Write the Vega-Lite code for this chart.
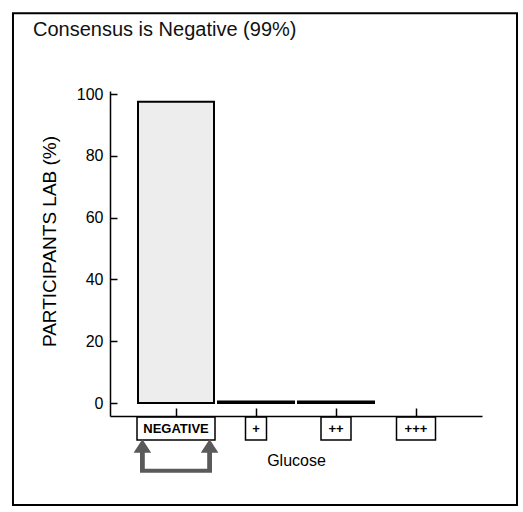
{
  "$schema": "https://vega.github.io/schema/vega-lite/v6.json",
  "width": 372,
  "height": 325,
  "autosize": {"type": "none"},
  "padding": {"left": 110, "top": 91, "right": 41, "bottom": 96},
  "background": "white",
  "title": {
    "text": "Consensus is Negative (99%)",
    "anchor": "start",
    "frame": "group",
    "dx": -77,
    "dy": 44,
    "offset": 0,
    "baseline": "alphabetic",
    "font": "Liberation Sans",
    "fontSize": 20,
    "fontWeight": "normal",
    "color": "#111111"
  },
  "config": {"view": {"stroke": null}, "font": "Liberation Sans"},
  "data": {
    "values": [
      {"glucose": "NEGATIVE", "pct": 97.5},
      {"glucose": "+", "pct": 0.5},
      {"glucose": "++", "pct": 0.5},
      {"glucose": "+++", "pct": 0}
    ]
  },
  "encoding": {
    "x": {
      "field": "glucose",
      "type": "nominal",
      "sort": null,
      "scale": {"domain": ["NEGATIVE", "+", "++", "+++"], "paddingInner": 0.05, "paddingOuter": 0.35},
      "axis": {
        "title": "Glucose",
        "labels": false,
        "tickSize": -8,
        "tickColor": "black",
        "tickWidth": 1.5,
        "domainColor": "black",
        "domainWidth": 1.5,
        "titleFont": "Liberation Sans",
        "titleFontSize": 16,
        "titleFontWeight": "normal",
        "titleColor": "black",
        "titlePadding": 36
      }
    }
  },
  "layer": [
    {
      "data": {"values": [{"frame": 1}]},
      "mark": {"type": "rect", "fill": null, "stroke": "black", "strokeWidth": 2},
      "encoding": {
        "x": {"datum": "NEGATIVE", "bandPosition": -1.645, "type": "nominal"},
        "x2": {"datum": "+++", "bandPosition": 1.829},
        "y": {"datum": 126.2, "type": "quantitative"},
        "y2": {"datum": -33}
      }
    },
    {
      "transform": [{"filter": "datum.pct > 0"}],
      "mark": {"type": "bar", "fill": "#ededed", "stroke": "black", "strokeWidth": 2},
      "encoding": {
        "y": {
          "field": "pct",
          "type": "quantitative",
          "scale": {"domain": [-4.2, 101], "nice": false, "zero": false},
          "axis": {
            "title": "PARTICIPANTS LAB (%)",
            "values": [0, 20, 40, 60, 80, 100],
            "grid": false,
            "tickSize": -7,
            "tickColor": "black",
            "tickWidth": 1.5,
            "domainColor": "black",
            "domainWidth": 1.5,
            "labelFont": "Liberation Sans",
            "labelFontSize": 16,
            "labelColor": "black",
            "labelPadding": 14,
            "titleFont": "Liberation Sans",
            "titleFontSize": 19,
            "titleFontWeight": "normal",
            "titleColor": "black",
            "titleAngle": -90,
            "titleX": -61,
            "titleY": 150,
            "titleAlign": "center",
            "titleBaseline": "middle"
          }
        },
        "y2": {"datum": 0}
      }
    },
    {
      "mark": {"type": "point", "filled": true, "fill": "white", "stroke": "black", "strokeWidth": 1.5, "size": 6400, "opacity": 1},
      "encoding": {
        "y": {"datum": -8.25, "type": "quantitative"},
        "shape": {
          "field": "glucose",
          "type": "nominal",
          "scale": {
            "domain": ["NEGATIVE", "+", "++", "+++"],
            "range": [
              "M-0.975,-0.2875H0.975V0.2875H-0.975Z",
              "M-0.2625,-0.2875H0.2625V0.2875H-0.2625Z",
              "M-0.375,-0.2875H0.375V0.2875H-0.375Z",
              "M-0.4875,-0.2875H0.4875V0.2875H-0.4875Z"
            ]
          },
          "legend": null
        }
      }
    },
    {
      "mark": {"type": "text", "font": "Liberation Sans", "fontSize": 13, "fontWeight": "bold", "color": "black", "baseline": "middle", "align": "center"},
      "encoding": {
        "y": {"datum": -8.25, "type": "quantitative"},
        "text": {"field": "glucose"}
      }
    },
    {
      "transform": [{"filter": "datum.glucose === 'NEGATIVE'"}],
      "mark": {
        "type": "point",
        "filled": true,
        "fill": "#5a5a5a",
        "strokeWidth": 0,
        "size": 6400,
        "opacity": 1,
        "shape": "M-0.84,-0.42L-0.62,-0.08L-0.78,-0.08L-0.78,0.32L0.78,0.32L0.78,-0.08L0.62,-0.08L0.84,-0.42L1.06,-0.08L0.9,-0.08L0.9,0.42L-0.9,0.42L-0.9,-0.08L-1.06,-0.08Z"
      },
      "encoding": {
        "y": {"datum": -17.15, "type": "quantitative"}
      }
    }
  ]
}
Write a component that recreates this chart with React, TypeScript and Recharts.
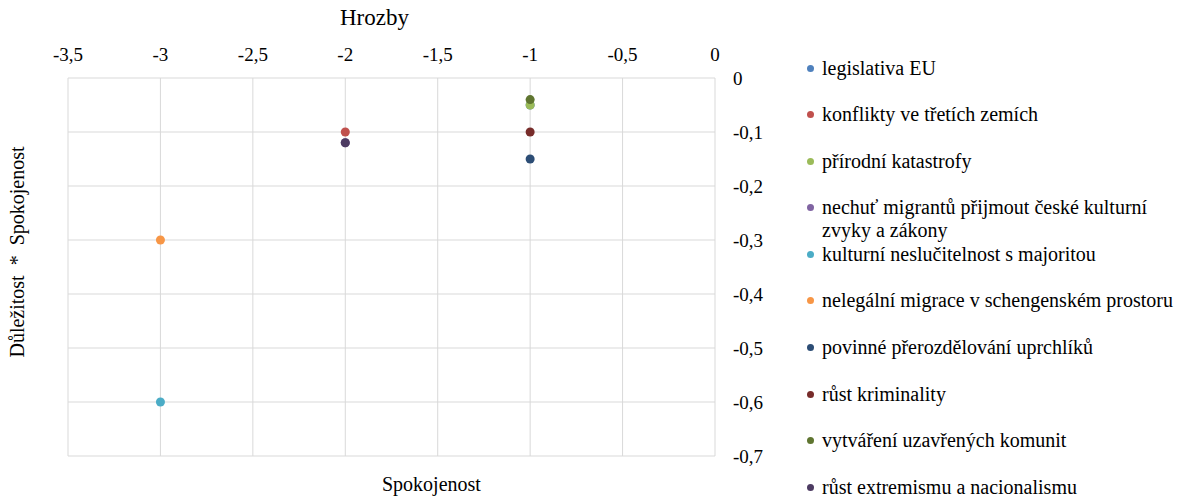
import React from 'react';
import { ScatterChart, Scatter, XAxis, YAxis, ZAxis, CartesianGrid } from 'recharts';

const seriesNames = [
  'legislativa EU',
  'konflikty ve třetích zemích',
  'přírodní katastrofy',
  'nechuť migrantů přijmout české kulturní zvyky a zákony',
  'kulturní neslučitelnost s majoritou',
  'nelegální migrace v schengenském prostoru',
  'povinné přerozdělování uprchlíků',
  'růst kriminality',
  'vytváření uzavřených komunit',
  'růst extremismu a nacionalismu',
];
const seriesColors = [
  '#4F81BD', '#C0504D', '#9BBB59', '#8064A2', '#4BACC6',
  '#F79646', '#2C4D75', '#772C2A', '#5F7530', '#4D3B62',
];
const hrozbyValues = [-1, -2, -1, -2, -3, -3, -1, -1, -1, -2];
const importanceValues = [-0.05, -0.1, -0.05, -0.12, -0.6, -0.3, -0.15, -0.1, -0.04, -0.12];
const xTicks = [-3.5, -3, -2.5, -2, -1.5, -1, -0.5, 0];
const yTicks = [0, -0.1, -0.2, -0.3, -0.4, -0.5, -0.6, -0.7];

const FONT = '"Liberation Serif", "Times New Roman", serif';
const fmt = (v: number) => String(v).replace('.', ',');

export default function App() {
  return (
    <div style={{ position: 'absolute', left: 0, top: 0, width: 1189, height: 497, background: '#fff', fontFamily: FONT }}>
      <ScatterChart width={1189} height={497} margin={{ top: 48, right: 414, bottom: 41, left: 68 }} style={{ fontFamily: FONT }}>
        <CartesianGrid stroke="#D9D9D9" strokeWidth={1} />
        <XAxis
          type="number"
          dataKey="x"
          orientation="top"
          height={30}
          domain={[-3.5, 0]}
          ticks={xTicks}
          tickFormatter={fmt}
          axisLine={false}
          tickLine={false}
          tickSize={6}
          tickMargin={11}
          tick={{ fill: '#000', fontSize: 19, fontFamily: FONT }}
          allowDataOverflow
        />
        <YAxis
          type="number"
          dataKey="y"
          orientation="right"
          width={60}
          domain={[-0.7, 0]}
          ticks={yTicks}
          tickFormatter={fmt}
          axisLine={false}
          tickLine={false}
          tickSize={6}
          tickMargin={12}
          tick={{ fill: '#000', fontSize: 19, fontFamily: FONT, textAnchor: 'start' }}
          allowDataOverflow
        />
        <ZAxis range={[70, 70]} />
        {seriesNames.map((name, i) => (
          <Scatter
            key={name}
            name={name}
            data={[{ x: hrozbyValues[i], y: importanceValues[i] }]}
            fill={seriesColors[i]}
            isAnimationActive={false}
          />
        ))}
      </ScatterChart>
      <div style={{ position: 'absolute', left: 340, top: 4, fontSize: 23, color: '#000', lineHeight: '28px', whiteSpace: 'nowrap' }}>Hrozby</div>
      <div style={{ position: 'absolute', left: 382, top: 472, fontSize: 20, color: '#000', lineHeight: '24px', whiteSpace: 'nowrap' }}>Spokojenost</div>
      <div
        style={{
          position: 'absolute', left: 17, top: 252, fontSize: 20, color: '#000', whiteSpace: 'pre',
          transform: 'translate(-50%, -50%) rotate(-90deg)', lineHeight: '24px',
        }}
      >
        {'Důležitost  *  Spokojenost'}
      </div>
      <div style={{ position: 'absolute', left: 807, top: 56.5 }}>
        {seriesNames.map((name, i) => (
          <div key={name} style={{ display: 'flex', alignItems: 'flex-start', height: 46.6 }}>
            <div style={{ width: 7, height: 7, borderRadius: '50%', background: seriesColors[i], marginTop: 8, marginRight: 8, flex: 'none' }} />
            <div style={{ width: 358, fontSize: 20, lineHeight: '23px', color: '#000' }}>{name}</div>
          </div>
        ))}
      </div>
    </div>
  );
}
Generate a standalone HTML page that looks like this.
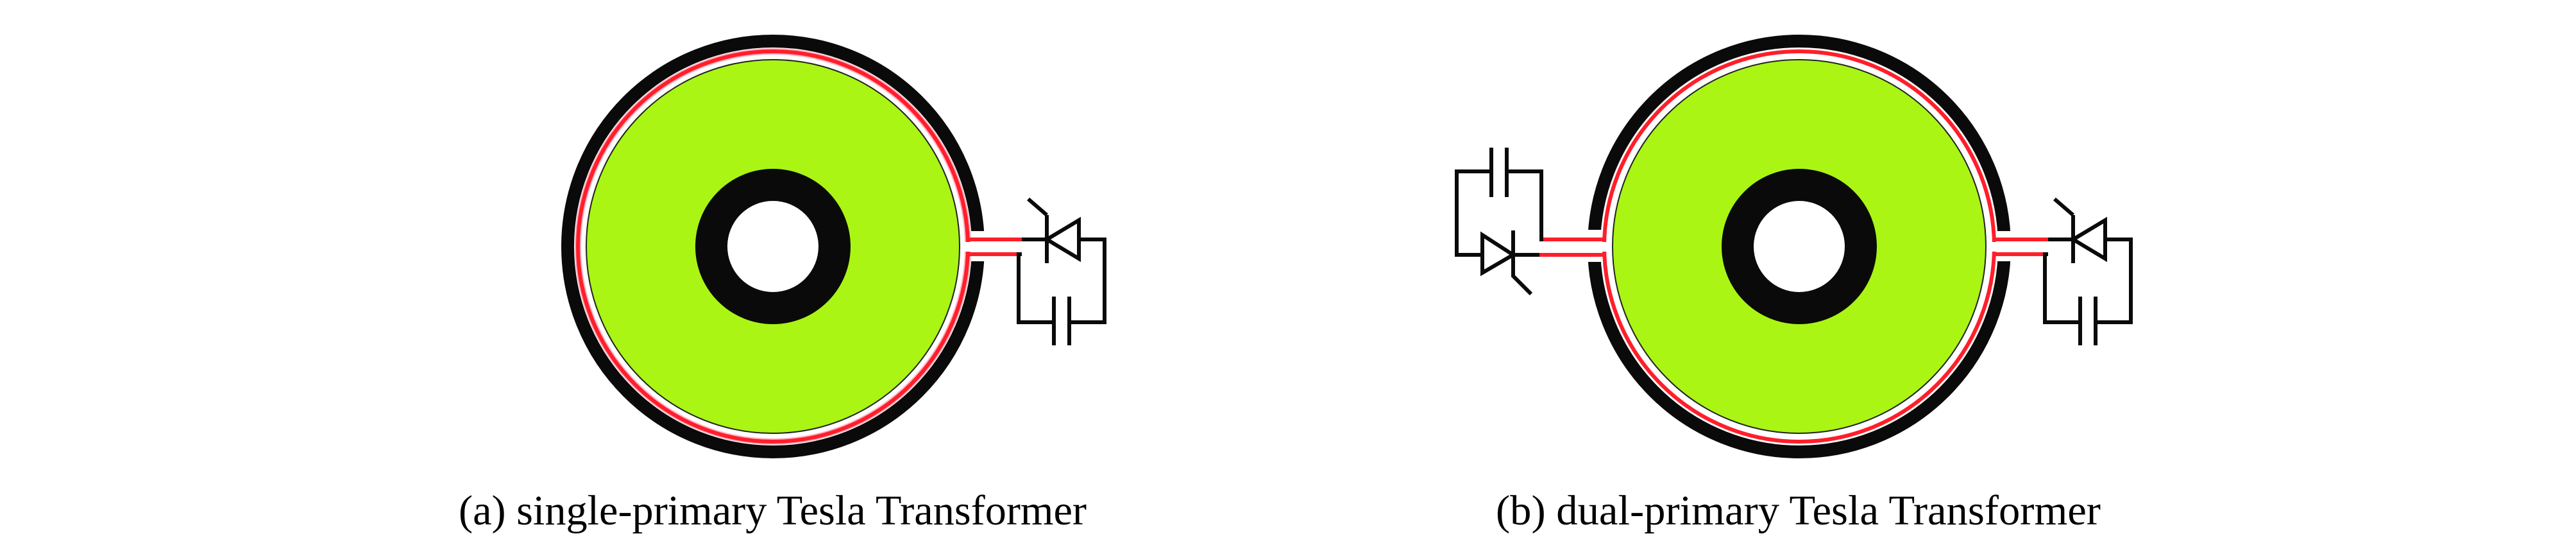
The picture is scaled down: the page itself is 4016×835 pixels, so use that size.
<!DOCTYPE html>
<html><head><meta charset="utf-8"><style>
html,body{margin:0;padding:0;background:#fff;}
svg{display:block;}
</style></head><body>
<svg width="4016" height="835" viewBox="0 0 4016 835" xmlns="http://www.w3.org/2000/svg">
<rect width="4016" height="835" fill="#fff"/>
<!-- Transformer A -->
<g>
<circle cx="1205" cy="384" r="320" fill="none" stroke="#0a0a0a" stroke-width="20"/>
<rect x="1500" y="360" width="50" height="47" fill="#fff"/>
<circle cx="1205" cy="384" r="304" fill="none" stroke="#ffb0c0" stroke-width="10"/>
<circle cx="1205" cy="384" r="304" fill="none" stroke="#ff1e2a" stroke-width="6"/>
<rect x="1495" y="377" width="25" height="15" fill="#fff"/>
<circle cx="1205" cy="384" r="291" fill="#aaf514" stroke="#222" stroke-width="2"/>
<circle cx="1205" cy="384" r="96" fill="#fff" stroke="#0a0a0a" stroke-width="50"/>
<path d="M1506,373 H1593 M1506,396 H1593" stroke="#ff1e2a" stroke-width="6" fill="none"/>
<g stroke="#0a0a0a" stroke-width="6" fill="none">
<path d="M1593,373 H1632"/>
<path d="M1632,335 V410"/>
<path d="M1603,310 L1632,335"/>
<path d="M1632,373 L1682,343 V403 Z"/>
<path d="M1682,373 H1722 V502 H1667"/>
<path d="M1667,462 V538 M1643,462 V538"/>
<path d="M1643,502 H1588 V396 H1593"/>
</g>
</g>
<!-- Transformer B -->
<g>
<circle cx="2805" cy="384" r="320" fill="none" stroke="#0a0a0a" stroke-width="20"/>
<rect x="3100" y="360" width="50" height="47" fill="#fff"/>
<rect x="2460" y="358" width="50" height="50" fill="#fff"/>
<circle cx="2805" cy="384" r="304" fill="none" stroke="#ff1e2a" stroke-width="6"/>
<rect x="3095" y="377" width="25" height="15" fill="#fff"/>
<rect x="2490" y="377" width="25" height="15" fill="#fff"/>
<circle cx="2805" cy="384" r="291" fill="#aaf514" stroke="#222" stroke-width="2"/>
<circle cx="2805" cy="384" r="96" fill="#fff" stroke="#0a0a0a" stroke-width="50"/>
<path d="M3106,373 H3193 M3106,396 H3193" stroke="#ff1e2a" stroke-width="6" fill="none"/>
<path d="M2504,373 H2400 M2504,397 H2400" stroke="#ff1e2a" stroke-width="6" fill="none"/>
<g stroke="#0a0a0a" stroke-width="6" fill="none">
<path d="M3193,373 H3232"/>
<path d="M3232,335 V410"/>
<path d="M3203,310 L3232,335"/>
<path d="M3232,373 L3282,343 V403 Z"/>
<path d="M3282,373 H3322 V502 H3267"/>
<path d="M3267,462 V538 M3243,462 V538"/>
<path d="M3243,502 H3188 V396 H3193"/>
<!-- left circuit -->
<path d="M2403,376 V267 H2349"/>
<path d="M2349,230 V307 M2325,230 V307"/>
<path d="M2325,267 H2271 V397 H2311"/>
<path d="M2311,366 V425 L2359,397 Z"/>
<path d="M2359,359 V430 L2387,458"/>
<path d="M2359,397 H2400"/>
</g>
</g>
<text x="715" y="817" font-family="Liberation Serif, serif" font-size="66" textLength="979" lengthAdjust="spacingAndGlyphs" fill="#000">(a) single-primary Tesla Transformer</text>
<text x="2332" y="817" font-family="Liberation Serif, serif" font-size="66" textLength="943" lengthAdjust="spacingAndGlyphs" fill="#000">(b) dual-primary Tesla Transformer</text>
</svg>
</body></html>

--------------------

• [Request] Go through the records and show every line with the string "that" in it.

• [Worked solution]
Write a component that recreates this chart with React, TypeScript and Recharts.
Generate a standalone HTML page that looks like this.
The picture is scaled down: the page itself is 4016×835 pixels, so use that size.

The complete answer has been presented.